_What to do_
Reproduce the listing word for word. Skip any image.

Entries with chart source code
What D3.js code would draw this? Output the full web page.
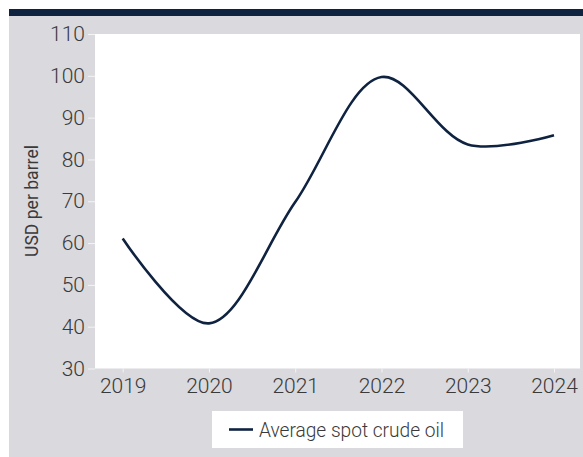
<!DOCTYPE html>
<html>
<head>
<meta charset="utf-8">
<script src="https://cdn.jsdelivr.net/npm/d3@7/dist/d3.min.js"></script>
<style>
  html, body { margin: 0; padding: 0; background: #ffffff; }
  svg { display: block; }
  text { font-family: Roboto, "Liberation Sans", sans-serif; fill: #3a3a3a; }
</style>
</head>
<body>
<svg id="chart" width="583" height="457"></svg>
<script>
// Average spot crude oil price, USD per barrel
const years = [2019, 2020, 2021, 2022, 2023, 2024];
const prices = [61.1, 40.8, 69.8, 99.7, 83.6, 85.8];
const yTicks = [30, 40, 50, 60, 70, 80, 90, 100, 110];
const seriesName = "Average spot crude oil";
const yTitle = "USD per barrel";

const W = 583, H = 457;
const panel = { left: 95, right: 580, top: 34, bottom: 368.5 };
const navy = "#0f2341";
const bg = "#d9d9de";

const svg = d3.select("#chart");

// outer frame: grey field with a navy rule along the top
svg.append("rect").attr("x", 9).attr("y", 9).attr("width", W - 9).attr("height", H - 9).attr("fill", bg);
svg.append("rect").attr("x", 9).attr("y", 9).attr("width", W - 9).attr("height", 7).attr("fill", navy);

// plotting panel
svg.append("rect")
  .attr("x", panel.left).attr("y", panel.top)
  .attr("width", panel.right - panel.left).attr("height", panel.bottom - panel.top)
  .attr("fill", "#ffffff");

const x = d3.scaleLinear().domain([2019, 2024]).range([122.7, 554]);
const y = d3.scaleLinear().domain([30, 110]).range([panel.bottom, panel.top]);

// y axis
const yAxis = svg.append("g")
  .attr("transform", `translate(${panel.left},0)`)
  .call(d3.axisLeft(y).tickValues(yTicks).tickSize(7).tickPadding(3));
yAxis.select(".domain").remove();
yAxis.selectAll(".tick line").attr("stroke", "#f4f4f6").attr("stroke-width", 1);
yAxis.selectAll(".tick text")
  .attr("font-size", 21).attr("font-weight", 300)
  .attr("fill", "#333").style("font-family", "Roboto, sans-serif");

// x axis
const xAxis = svg.append("g")
  .attr("transform", `translate(0,${panel.bottom})`)
  .call(d3.axisBottom(x).tickValues(years).tickFormat(d3.format("d")).tickSize(4).tickPadding(6));
xAxis.select(".domain").remove();
xAxis.selectAll(".tick line").attr("stroke", "#f4f4f6").attr("stroke-width", 1);
xAxis.selectAll(".tick text")
  .attr("font-size", 21).attr("font-weight", 300)
  .attr("fill", "#333").style("font-family", "Roboto, sans-serif");

// y axis title (narrowed to the condensed face of the house style)
svg.append("text")
  .attr("transform", `translate(37.5,201) rotate(-90)`)
  .attr("text-anchor", "middle")
  .attr("font-size", 17.5)
  .attr("textLength", 112)
  .attr("lengthAdjust", "spacingAndGlyphs")
  .attr("fill", "#1e1e1e")
  .text(yTitle);

// smooth price line
const line = d3.line()
  .x((d, i) => x(years[i]))
  .y(d => y(d))
  .curve(d3.curveCatmullRom.alpha(0.5));

svg.append("path")
  .datum(prices)
  .attr("d", line)
  .attr("fill", "none")
  .attr("stroke", navy)
  .attr("stroke-width", 2.6)
  .attr("stroke-linecap", "butt");

// legend
const lg = svg.append("g");
lg.append("rect").attr("x", 212).attr("y", 411).attr("width", 251).attr("height", 37).attr("fill", "#ffffff");
lg.append("line").attr("x1", 229).attr("x2", 253).attr("y1", 429.5).attr("y2", 429.5)
  .attr("stroke", navy).attr("stroke-width", 2.6);
lg.append("text").attr("x", 259).attr("y", 437)
  .attr("font-size", 20).attr("font-weight", 300).attr("fill", "#2a2a2a")
  .attr("textLength", 185).attr("lengthAdjust", "spacingAndGlyphs")
  .text(seriesName);
</script>
</body>
</html>
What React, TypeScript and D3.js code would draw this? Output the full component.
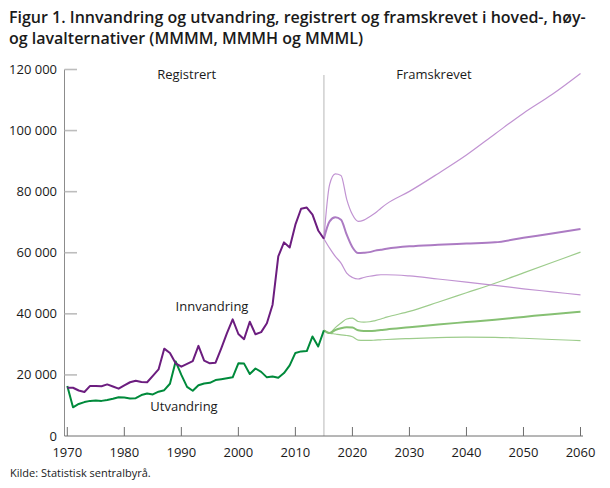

_Exercise response_
What D3.js code would draw this? Output the full web page.
<!DOCTYPE html>
<html>
<head>
<meta charset="utf-8">
<script src="https://cdn.jsdelivr.net/npm/d3@7/dist/d3.min.js"></script>
<style>
  html, body { margin: 0; padding: 0; background: #ffffff; }
  svg { display: block; }
  text { font-family: Roboto, "Liberation Sans", sans-serif; fill: #3a3a3a; }
</style>
</head>
<body>
<svg id="chart" width="583" height="457"></svg>
<script>
// Average spot crude oil price, USD per barrel
const years = [2019, 2020, 2021, 2022, 2023, 2024];
const prices = [61.1, 40.8, 69.8, 99.7, 83.6, 85.8];
const yTicks = [30, 40, 50, 60, 70, 80, 90, 100, 110];
const seriesName = "Average spot crude oil";
const yTitle = "USD per barrel";

const W = 583, H = 457;
const panel = { left: 95, right: 580, top: 34, bottom: 368.5 };
const navy = "#0f2341";
const bg = "#d9d9de";

const svg = d3.select("#chart");

// outer frame: grey field with a navy rule along the top
svg.append("rect").attr("x", 9).attr("y", 9).attr("width", W - 9).attr("height", H - 9).attr("fill", bg);
svg.append("rect").attr("x", 9).attr("y", 9).attr("width", W - 9).attr("height", 7).attr("fill", navy);

// plotting panel
svg.append("rect")
  .attr("x", panel.left).attr("y", panel.top)
  .attr("width", panel.right - panel.left).attr("height", panel.bottom - panel.top)
  .attr("fill", "#ffffff");

const x = d3.scaleLinear().domain([2019, 2024]).range([122.7, 554]);
const y = d3.scaleLinear().domain([30, 110]).range([panel.bottom, panel.top]);

// y axis
const yAxis = svg.append("g")
  .attr("transform", `translate(${panel.left},0)`)
  .call(d3.axisLeft(y).tickValues(yTicks).tickSize(7).tickPadding(3));
yAxis.select(".domain").remove();
yAxis.selectAll(".tick line").attr("stroke", "#f4f4f6").attr("stroke-width", 1);
yAxis.selectAll(".tick text")
  .attr("font-size", 21).attr("font-weight", 300)
  .attr("fill", "#333").style("font-family", "Roboto, sans-serif");

// x axis
const xAxis = svg.append("g")
  .attr("transform", `translate(0,${panel.bottom})`)
  .call(d3.axisBottom(x).tickValues(years).tickFormat(d3.format("d")).tickSize(4).tickPadding(6));
xAxis.select(".domain").remove();
xAxis.selectAll(".tick line").attr("stroke", "#f4f4f6").attr("stroke-width", 1);
xAxis.selectAll(".tick text")
  .attr("font-size", 21).attr("font-weight", 300)
  .attr("fill", "#333").style("font-family", "Roboto, sans-serif");

// y axis title (narrowed to the condensed face of the house style)
svg.append("text")
  .attr("transform", `translate(37.5,201) rotate(-90)`)
  .attr("text-anchor", "middle")
  .attr("font-size", 17.5)
  .attr("textLength", 112)
  .attr("lengthAdjust", "spacingAndGlyphs")
  .attr("fill", "#1e1e1e")
  .text(yTitle);

// smooth price line
const line = d3.line()
  .x((d, i) => x(years[i]))
  .y(d => y(d))
  .curve(d3.curveCatmullRom.alpha(0.5));

svg.append("path")
  .datum(prices)
  .attr("d", line)
  .attr("fill", "none")
  .attr("stroke", navy)
  .attr("stroke-width", 2.6)
  .attr("stroke-linecap", "butt");

// legend
const lg = svg.append("g");
lg.append("rect").attr("x", 212).attr("y", 411).attr("width", 251).attr("height", 37).attr("fill", "#ffffff");
lg.append("line").attr("x1", 229).attr("x2", 253).attr("y1", 429.5).attr("y2", 429.5)
  .attr("stroke", navy).attr("stroke-width", 2.6);
lg.append("text").attr("x", 259).attr("y", 437)
  .attr("font-size", 20).attr("font-weight", 300).attr("fill", "#2a2a2a")
  .attr("textLength", 185).attr("lengthAdjust", "spacingAndGlyphs")
  .text(seriesName);
</script>
</body>
</html>
What React, TypeScript and D3.js code would draw this? Output the full component.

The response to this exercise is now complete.